We can see that the value if rq->cfs.nr_running is not zero, but
rb_leftmost is null. With skip is null, this causes null deference
panic in pick_next_entity() of pick_next_task_fair().

Does anyone have encountered same problem or advice?

Thanks

Comments

Re: Null deference panic in CentOS-6.5

By John Hodrien at 10/18/2017 - 04:41

Expect minimal help when running custom kernel modules on painfully old CentOS
kernels?

jh

Re: Null deference panic in CentOS-6.5

By wuzhouhui at 10/18/2017 - 04:50

I googled this issue and found so many people have encountered, but most
of them just said "the newer kernel doesn't have this problem, so
upgrade kernel". We can't upgrade kernel easily, so we need to *really*
solve this problem.

On 10/18/2017 04:41 PM, John Hodrien wrote:

Re: Null deference panic in CentOS-6.5

By Stephen John Smoogen at 10/18/2017 - 10:00

On 18 October 2017 at 04:50, wuzhouhui < ... at mails dot ucas.ac.cn> wrote:
If you can't update the kernel then how can anyone fix the problem?
The kernel needs to be changed out in some way. [Yes there are ways to
binary patch a running kernel but it is a) frought with danger b)
experts only area. People who do that do not offer their services for
free for a reason.]

Re: Null deference panic in CentOS-6.5

By wuzhouhui at 10/18/2017 - 10:34

Fine, it seems that upgrade kernel is the only effective solution.

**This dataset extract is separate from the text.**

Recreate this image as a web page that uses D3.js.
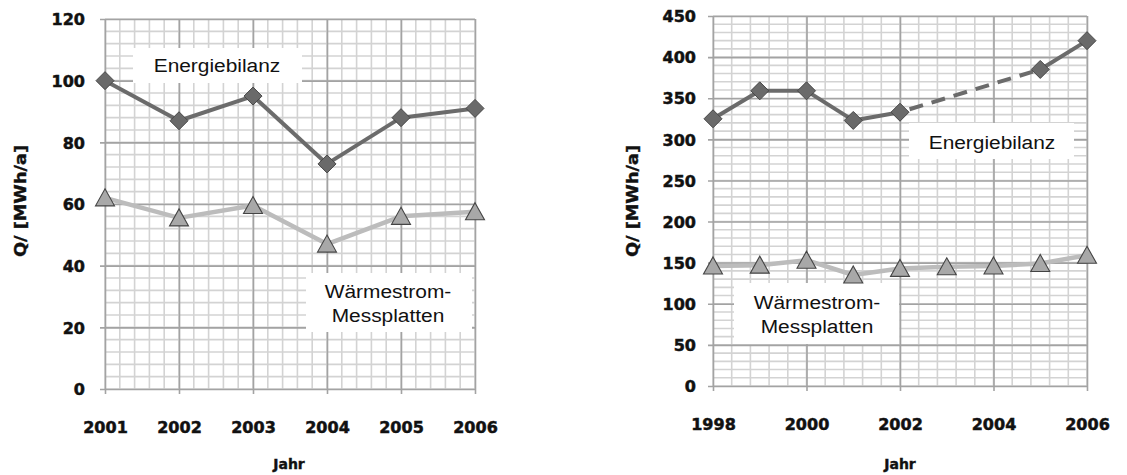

Re: Null deference panic in CentOS-6.5

By Rosenthal, Shoshana at 10/18/2017 - 11:17

Please remove me from your email I stopped working
Thanks

Sent from my iPad

Re: Null deference panic in CentOS-6.5

By James Hogarth at 10/18/2017 - 10:53

On 18 October 2017 at 15:34, wuzhouhui < ... at mails dot ucas.ac.cn> wrote:
To be as abundantly clear as possible on the matter ... it is not just kernel.

You need to do a full update against the CentOS 6 repositories.